Confidence on the rise for bosses as some workers return
COMPANY bosses have turned optimistic about the future prospects of their businesses for the first time since the pandemic began, as the economic recovery takes hold and more workers return to the office, albeit slower than the Government had hoped.
Confidence among executives understandably plunged during the coronavirus outbreak and the subsequent lockdown that placed large parts of the economy on ice. But almost 40pc of those surveyed by the Institute of Directors said they are optimistic or very optimistic on their organisation’s future over the next year. This easily outweighs the 28pc who are pessimistic. The remaining one third said they were neutral on the question.
When asked about the wider economy, the majority said they are pessimistic, though the depth of their gloom has lessened in recent months as the reopening has picked up pace.

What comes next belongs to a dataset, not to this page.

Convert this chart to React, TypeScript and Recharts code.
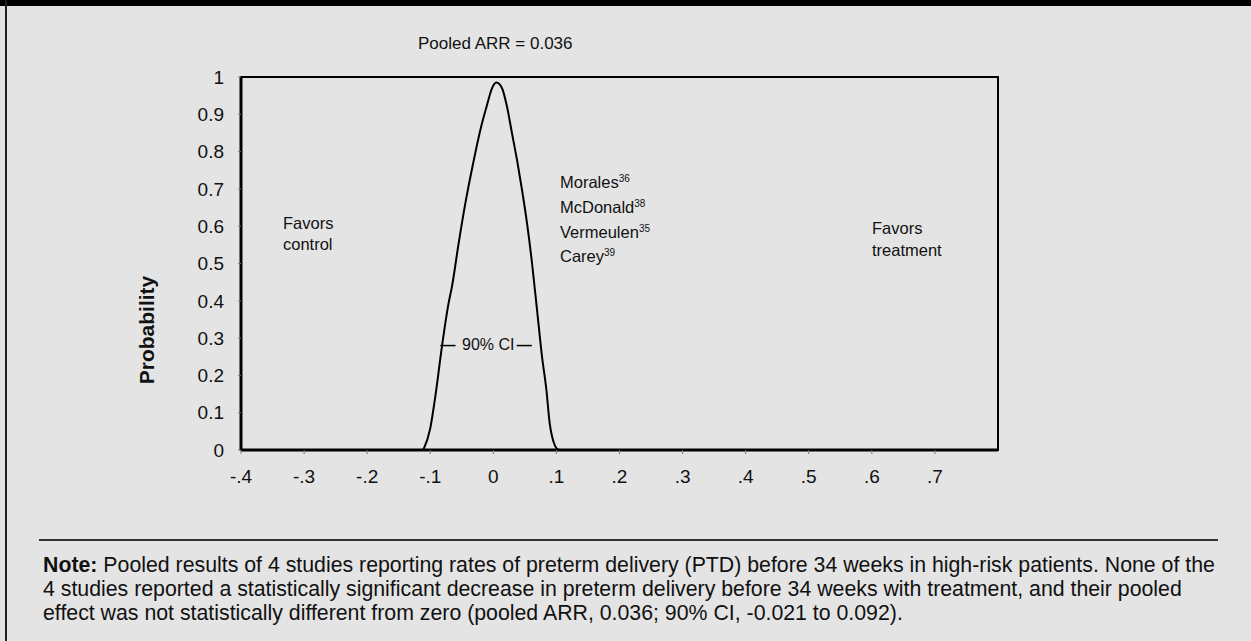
import React from "react";
import {
  LineChart,
  Line,
  XAxis,
  YAxis,
  ReferenceArea,
  ReferenceLine,
} from "recharts";

// absolute risk reduction (x) vs probability (y)
const arr = [
  -0.111, -0.1, -0.092, -0.0815, -0.071, -0.0656, -0.055, -0.0444, -0.031,
  -0.0206, -0.01, -0.002, 0.0048, 0.0138, 0.0217, 0.0296, 0.0376, 0.0455,
  0.0534, 0.0614, 0.0693, 0.0772, 0.0841, 0.0894, 0.0931, 0.0984, 0.1037,
];
const prob = [
  0, 0.058, 0.143, 0.277, 0.393, 0.438, 0.554, 0.661, 0.777, 0.858, 0.925,
  0.97, 0.985, 0.97, 0.92, 0.849, 0.777, 0.697, 0.608, 0.5, 0.375, 0.25,
  0.161, 0.071, 0.036, 0.009, 0,
];

const xTicks = [-0.4, -0.3, -0.2, -0.1, 0, 0.1, 0.2, 0.3, 0.4, 0.5, 0.6, 0.7];
const xTickLabels = ["-.4", "-.3", "-.2", "-.1", "0", ".1", ".2", ".3", ".4", ".5", ".6", ".7"];
const yTicks = [0, 0.1, 0.2, 0.3, 0.4, 0.5, 0.6, 0.7, 0.8, 0.9, 1];
const yTickLabels = ["0", "0.1", "0.2", "0.3", "0.4", "0.5", "0.6", "0.7", "0.8", "0.9", "1"];

// 90% CI marker
const ciLevel = 0.28;
const ciLeft = [-0.084, -0.06];
const ciRight = [0.037, 0.061];

const studyNames = ["Morales", "McDonald", "Vermeulen", "Carey"];
const studyRefs = ["36", "38", "35", "39"];

const noteLines = [
  "Pooled results of 4 studies reporting rates of preterm delivery (PTD) before 34 weeks in high-risk patients. None of the",
  "4 studies reported a statistically significant decrease in preterm delivery before 34 weeks with treatment, and their pooled",
  "effect was not statistically different from zero (pooled ARR, 0.036; 90% CI, -0.021 to 0.092).",
];

const data = arr.map((x, i) => ({ x, p: prob[i] }));

const INK = "#111";

function T({
  x,
  cy,
  fs,
  bold,
  children,
}: {
  x: number;
  cy: number;
  fs: number;
  bold?: boolean;
  children: React.ReactNode;
}) {
  return (
    <div
      style={{
        position: "absolute",
        left: x,
        top: cy - fs * 0.49,
        fontSize: fs,
        lineHeight: `${fs}px`,
        fontWeight: bold ? 700 : 400,
        whiteSpace: "nowrap",
        color: INK,
      }}
    >
      {children}
    </div>
  );
}

const sup = { fontSize: 10, verticalAlign: "6px", lineHeight: 0 } as const;

export default function App() {
  const H = 520;
  const YW = 80;
  const XH = 50;
  return (
    <div
      style={{
        position: "fixed",
        left: 0,
        top: 0,
        width: 1251,
        height: 641,
        background: "#e4e4e4",
        overflow: "hidden",
        fontFamily: "'Liberation Sans', Arial, sans-serif",
      }}
    >
      <div style={{ position: "absolute", left: 0, top: 0, width: 1251, height: 6, background: "#000" }} />
      <div style={{ position: "absolute", left: 5, top: 0, width: 2, height: 641, background: "#222" }} />

      <div style={{ position: "absolute", left: 0, top: 0 }}>
        <LineChart
          width={1251}
          height={H}
          data={data}
          margin={{ top: 77, right: 253, bottom: H - 450 - XH, left: 241 - YW }}
        >
          <ReferenceArea
            x1={-0.4}
            x2={0.8}
            y1={0}
            y2={1}
            fill="none"
            stroke="#000"
            strokeWidth={2}
          />
          <XAxis
            type="number"
            dataKey="x"
            domain={[-0.4, 0.8]}
            ticks={xTicks}
            tickFormatter={(_v: number, i: number) => xTickLabels[i]}
            height={XH}
            axisLine={{ stroke: "#000", strokeWidth: 3 }}
            tickLine={{ stroke: "#777" }}
            tickSize={4}
            tickMargin={16}
            tick={{ fontSize: 19, fill: INK }}
            allowDataOverflow
          />
          <YAxis
            type="number"
            domain={[0, 1]}
            ticks={yTicks}
            tickFormatter={(_v: number, i: number) => yTickLabels[i]}
            width={YW}
            axisLine={{ stroke: "#000", strokeWidth: 3 }}
            tickLine={{ stroke: "#777" }}
            tickSize={3}
            tickMargin={14}
            tick={{ fontSize: 19, fill: INK }}
            allowDataOverflow
          />
          <ReferenceLine
            segment={[
              { x: ciLeft[0], y: ciLevel },
              { x: ciLeft[1], y: ciLevel },
            ]}
            stroke="#000"
            strokeWidth={1.5}
          />
          <ReferenceLine
            segment={[
              { x: ciRight[0], y: ciLevel },
              { x: ciRight[1], y: ciLevel },
            ]}
            stroke="#000"
            strokeWidth={1.5}
          />
          <Line
            type="monotone"
            dataKey="p"
            stroke="#000"
            strokeWidth={2}
            dot={false}
            isAnimationActive={false}
          />
        </LineChart>
      </div>

      <T x={418} cy={43} fs={17}>
        Pooled ARR = 0.036
      </T>

      <div
        style={{
          position: "absolute",
          left: 147,
          top: 330,
          transform: "translate(-50%, -50%) rotate(-90deg)",
          fontSize: 21,
          fontWeight: 700,
          color: INK,
          whiteSpace: "nowrap",
        }}
      >
        Probability
      </div>

      <T x={283} cy={223} fs={16.5}>Favors</T>
      <T x={283} cy={244} fs={16.5}>control</T>
      <T x={872} cy={228} fs={16.5}>Favors</T>
      <T x={872} cy={250} fs={16.5}>treatment</T>

      {studyNames.map((n, i) => (
        <T key={n} x={560} cy={182 + i * 24.8} fs={16.5}>
          {n}
          <span style={sup}>{studyRefs[i]}</span>
        </T>
      ))}

      <T x={462} cy={345} fs={16}>90% CI</T>

      <div style={{ position: "absolute", left: 39, top: 539, width: 1179, height: 2, background: "#333" }} />

      <div
        style={{
          position: "absolute",
          left: 43,
          top: 553,
          fontSize: 21.3,
          lineHeight: "24px",
          color: INK,
          whiteSpace: "nowrap",
        }}
      >
        {noteLines.map((l, i) => (
          <div key={i}>
            {i === 0 && <b>Note: </b>}
            {l}
          </div>
        ))}
      </div>
    </div>
  );
}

“We’re just starting to see a few green shoots, but firms are still in a great deal of difficulty,” said Tej Parikh, the business group’s chief economist. “Lockdown lifting has given companies some room to manoeuvre, but with the virus still in circulation, there will be a lid on the economic recovery.
“With the furlough scheme drawing to a close, firms are being forced to make difficult decisions. While the Treasury wants to avoid freezing the economy in place indefinitely, it should act to support jobs more widely, by cutting employment tax.”

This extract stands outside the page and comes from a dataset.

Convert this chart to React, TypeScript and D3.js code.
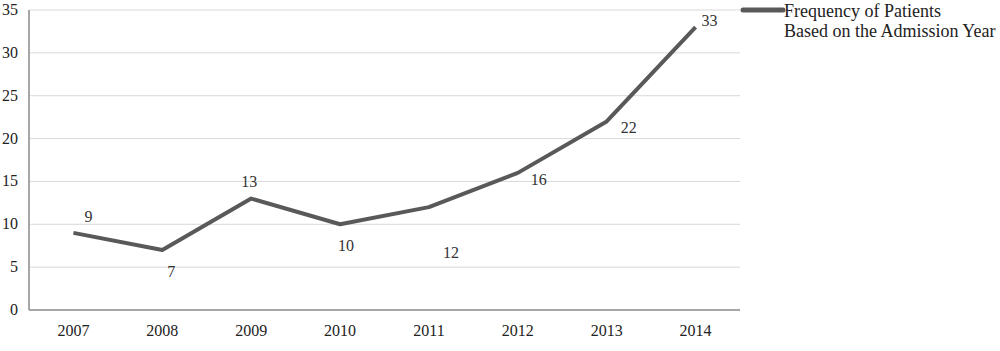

The number of workers on furlough fell again, with just over one in 10 private sector employees still paid to stay at home under the job retention scheme, the Office for National Statistics found.

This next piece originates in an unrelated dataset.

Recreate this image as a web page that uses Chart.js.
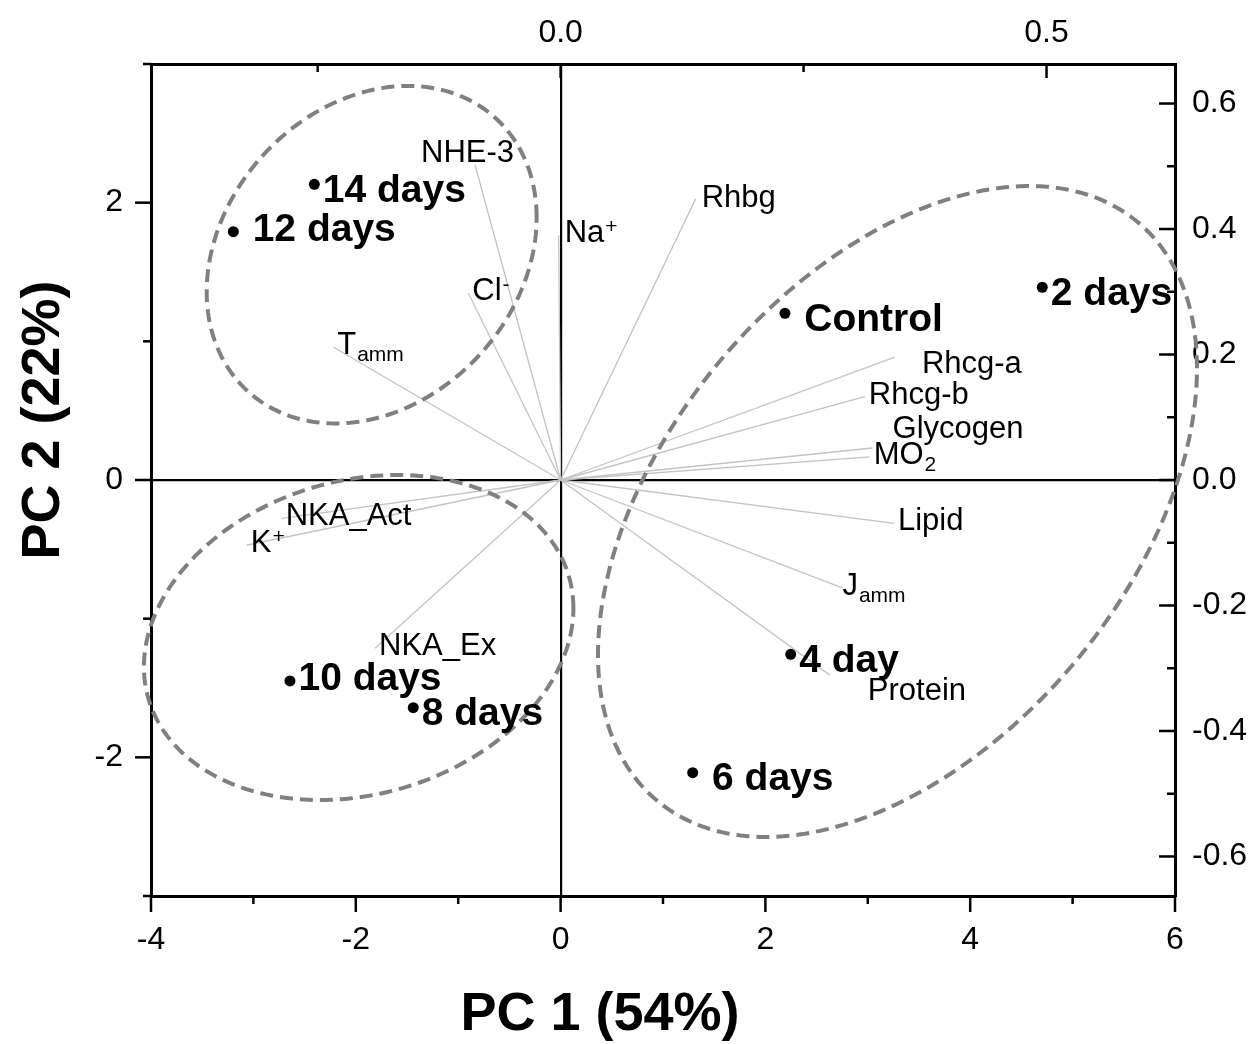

This is down by two thirds from a peak of more than three in 10 in May, and equates to around 2.4m people.
At the same time more workers are returning to offices, factories and other places of employment.
Just one in five are still exclusively working from home as most people took the commute at least once last week. The shift back to normality means the number still at their kitchen tables has fallen by almost half from the high point in June when nearly 40pc worked entirely from home.
Britain’s recovery means 57pc travelled to work at least one day in the final week of August; back in May, as few as one in three were doing so.